Comment of Ukraine's Ambassador to the UK Natalia Galibarenko on the publication in The Guardian
named “Ultranationalism in Ukraine – a photo essay"
Failing to find solid facts to back up a flimsy title, The Guardian has once again opted for providing a distorted image of Ukraine.
In memory of those who lost their lives during the Revolution of Dignity in Ukraine, which ousted then-president Viktor Yanukovych, it is important to remind The Guardian that it was not Ukrainian “ultranationalist groups” that kickstarted massive street protests, but students, intellectuals and simply patriotic Ukrainians of various backgrounds.
We would also like to correct The Guardian's information: the protests started in November 2013, not in 2014 as mentioned.
In response to the allegations about the increasing influence of nationalist, it is unfortunate The Guardian has not checked the latest results of the presidential elections in Ukraine held on 31 March 2019, in which the leader of Ukrainian nationalists received less than 2% of the votes.

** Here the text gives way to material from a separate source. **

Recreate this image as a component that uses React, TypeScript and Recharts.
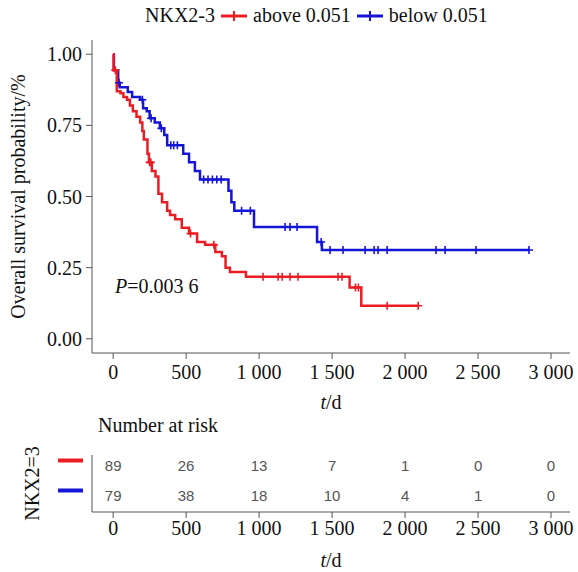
import React from 'react';
import { ComposedChart, Line, Scatter, XAxis, YAxis } from 'recharts';

// KM step points: [time in days, survival]
const redTimes = [0, 3, 25, 50, 70, 95, 115, 135, 160, 185, 200, 210, 235, 245, 265, 290, 310, 335, 370, 390, 425, 470, 520, 575, 630, 700, 745, 770, 800, 910, 1620, 1700, 2090];
const redSurv = [1, 0.944, 0.87, 0.863, 0.85, 0.84, 0.82, 0.8, 0.78, 0.76, 0.73, 0.7, 0.65, 0.62, 0.59, 0.57, 0.51, 0.48, 0.45, 0.435, 0.42, 0.39, 0.37, 0.34, 0.33, 0.305, 0.29, 0.25, 0.235, 0.218, 0.18, 0.116, 0.116];
const redCensorTimes = [15, 250, 258, 530, 690, 1027, 1130, 1158, 1212, 1267, 1541, 1568, 1660, 1680, 1877, 2090];

const blueTimes = [0, 5, 34, 45, 100, 130, 185, 205, 230, 250, 285, 320, 350, 370, 480, 520, 560, 595, 790, 810, 830, 965, 1397, 1430, 2849];
const blueSurv = [1, 0.944, 0.9, 0.884, 0.867, 0.85, 0.84, 0.81, 0.8, 0.775, 0.76, 0.74, 0.716, 0.68, 0.65, 0.62, 0.59, 0.56, 0.52, 0.48, 0.45, 0.393, 0.34, 0.312, 0.312];
const blueCensorTimes = [40, 200, 260, 330, 395, 415, 440, 620, 650, 680, 710, 740, 880, 940, 1178, 1212, 1260, 1425, 1486, 1575, 1726, 1788, 1815, 1877, 2212, 2274, 2486, 2849];

const xTicks = [0, 500, 1000, 1500, 2000, 2500, 3000];
const yTicks = [0, 0.25, 0.5, 0.75, 1];

const riskTimes = [0, 500, 1000, 1500, 2000, 2500, 3000];
const riskRed = [89, 26, 13, 7, 1, 0, 0];
const riskBlue = [79, 38, 18, 10, 4, 1, 0];

const RED = '#EC1C24';
const BLUE = '#1515D8';
const AXIS = '#555';
const SERIF = '"Liberation Serif", "DejaVu Serif", serif';
const SANS = '"Liberation Sans", Arial, sans-serif';

const survAt = (times: number[], surv: number[], t: number) => {
  let s = surv[0];
  for (let i = 0; i < times.length; i++) if (times[i] <= t) s = surv[i];
  return s;
};

const redCurve = redTimes.map((t, i) => ({ t, s: redSurv[i] }));
const blueCurve = blueTimes.map((t, i) => ({ t, s: blueSurv[i] }));
const redCensor = redCensorTimes.map((t) => ({ t, s: survAt(redTimes, redSurv, t) }));
const blueCensor = blueCensorTimes.map((t) => ({ t, s: survAt(blueTimes, blueSurv, t) }));

const riskRows = [
  ...riskTimes.map((t, i) => ({ t, row: 0, n: riskRed[i] })),
  ...riskTimes.map((t, i) => ({ t, row: 1, n: riskBlue[i] })),
];

const fmtDays = (v: number) =>
  v >= 1000 ? `${Math.floor(v / 1000)} ${String(v % 1000).padStart(3, '0')}` : String(v);

const cross = (color: string) => (p: any) => (
  <path d={`M${p.cx - 4},${p.cy}h8M${p.cx},${p.cy - 4}v8`} stroke={color} strokeWidth={1.6} fill="none" />
);

const LegendGlyph = ({ color }: { color: string }) => (
  <svg width={28} height={14} style={{ margin: '0 5px' }}>
    <line x1={1} y1={7} x2={27} y2={7} stroke={color} strokeWidth={3} />
    <line x1={14} y1={2} x2={14} y2={12} stroke={color} strokeWidth={2} />
  </svg>
);

const tdLabel = (cy: number) => (props: any) => {
  const vb = props.viewBox;
  return (
    <text x={vb.x + vb.width / 2} y={cy} textAnchor="middle" fontFamily={SERIF} fontSize={20} fill="#111">
      <tspan fontStyle="italic">t</tspan>/d
    </text>
  );
};

const RiskTick = (p: any) => (
  <line x1={58} x2={83} y1={p.y - 5} y2={p.y - 5} stroke={p.payload.value === 0 ? RED : BLUE} strokeWidth={4} />
);

const riskText = (p: any) => (
  <text x={p.cx} y={p.cy} dy="0.35em" textAnchor="middle" fontFamily={SANS} fontSize={15} fill="#555">
    {p.payload.n}
  </text>
);

export default function App() {
  const tickStyle = { fill: '#111', fontSize: 20, fontFamily: SERIF };
  return (
    <div style={{ position: 'absolute', left: 0, top: 0, width: 578, height: 572, background: '#fff', fontFamily: SERIF }}>
      <div style={{ position: 'absolute', left: 145, top: 4, display: 'flex', alignItems: 'center', fontSize: 20, color: '#111', whiteSpace: 'nowrap' }}>
        <span>NKX2-3</span>
        <LegendGlyph color={RED} />
        <span>above 0.051</span>
        <LegendGlyph color={BLUE} />
        <span>below 0.051</span>
      </div>

      <div style={{ position: 'absolute', left: 0, top: 0 }}>
        <ComposedChart width={578} height={420} margin={{ top: 40, right: 8, left: 0, bottom: 0 }}>
          <XAxis type="number" dataKey="t" domain={[-145, 3130]} ticks={xTicks} tickFormatter={fmtDays}
            stroke={AXIS} tick={tickStyle} tickMargin={6} height={67} interval={0} label={tdLabel(409)} />
          <YAxis type="number" dataKey="s" domain={[-0.05, 1.05]} ticks={yTicks} tickFormatter={(v: number) => v.toFixed(2)}
            stroke={AXIS} tick={tickStyle} tickMargin={4} width={92}
            label={{ value: 'Overall survival probability/%', angle: -90, position: 'insideLeft', offset: 18, style: { fontFamily: SERIF, fontSize: 20, fill: '#111', textAnchor: 'middle' } }} />
          <Line data={blueCurve} dataKey="s" type="stepAfter" stroke={BLUE} strokeWidth={2.5} dot={false} isAnimationActive={false} />
          <Line data={redCurve} dataKey="s" type="stepAfter" stroke={RED} strokeWidth={2.5} dot={false} isAnimationActive={false} />
          <Scatter data={blueCensor} dataKey="s" shape={cross(BLUE)} isAnimationActive={false} />
          <Scatter data={redCensor} dataKey="s" shape={cross(RED)} isAnimationActive={false} />
        </ComposedChart>
      </div>

      <div style={{ position: 'absolute', left: 115, top: 275, fontSize: 20, color: '#111' }}>
        <i>P</i>=0.003 6
      </div>

      <div style={{ position: 'absolute', left: 98, top: 414, fontSize: 20, color: '#111' }}>Number at risk</div>

      <div style={{ position: 'absolute', left: 0, top: 440 }}>
        <ComposedChart width={578} height={132} margin={{ top: 15, right: 8, left: 0, bottom: 0 }}>
          <XAxis type="number" dataKey="t" domain={[-145, 3130]} ticks={xTicks} tickFormatter={fmtDays}
            stroke={AXIS} tick={tickStyle} tickMargin={3} height={60} interval={0} label={tdLabel(127)} />
          <YAxis type="number" dataKey="row" domain={[-0.35, 1.55]} reversed ticks={[0, 1]} tickLine={false}
            stroke={AXIS} tick={<RiskTick />} width={92}
            label={{ value: 'NKX2=3', angle: -90, position: 'insideLeft', offset: 32, style: { fontFamily: SERIF, fontSize: 20, fill: '#111', textAnchor: 'middle' } }} />
          <Scatter data={riskRows} dataKey="row" shape={riskText} isAnimationActive={false} />
        </ComposedChart>
      </div>
    </div>
  );
}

Let us also draw The Guardian's attention to the fact that, unlike presented in the article, the issue of “Ukrainian nationalism” is not on the agenda of the European Union and has never been a major issue discussed by European leaders. Incidentally, the presence of far-right movements is the reality in virtually every country of Europe, UK being no exception.
We, therefore, call on The Guardian to base its published materials on facts and not on misrepresented information that perverts the reality.
Twisted facts echoing the narrative actively produced by Russian propaganda and spread through the Internet do not add value to the claims presented or good reputation to the author, that is if he or she cares about it at all.
Let us also remind that one of the UK's leading media outlets has recently offered its apologies and paid damages over an incorrect report concerning the President of Ukraine.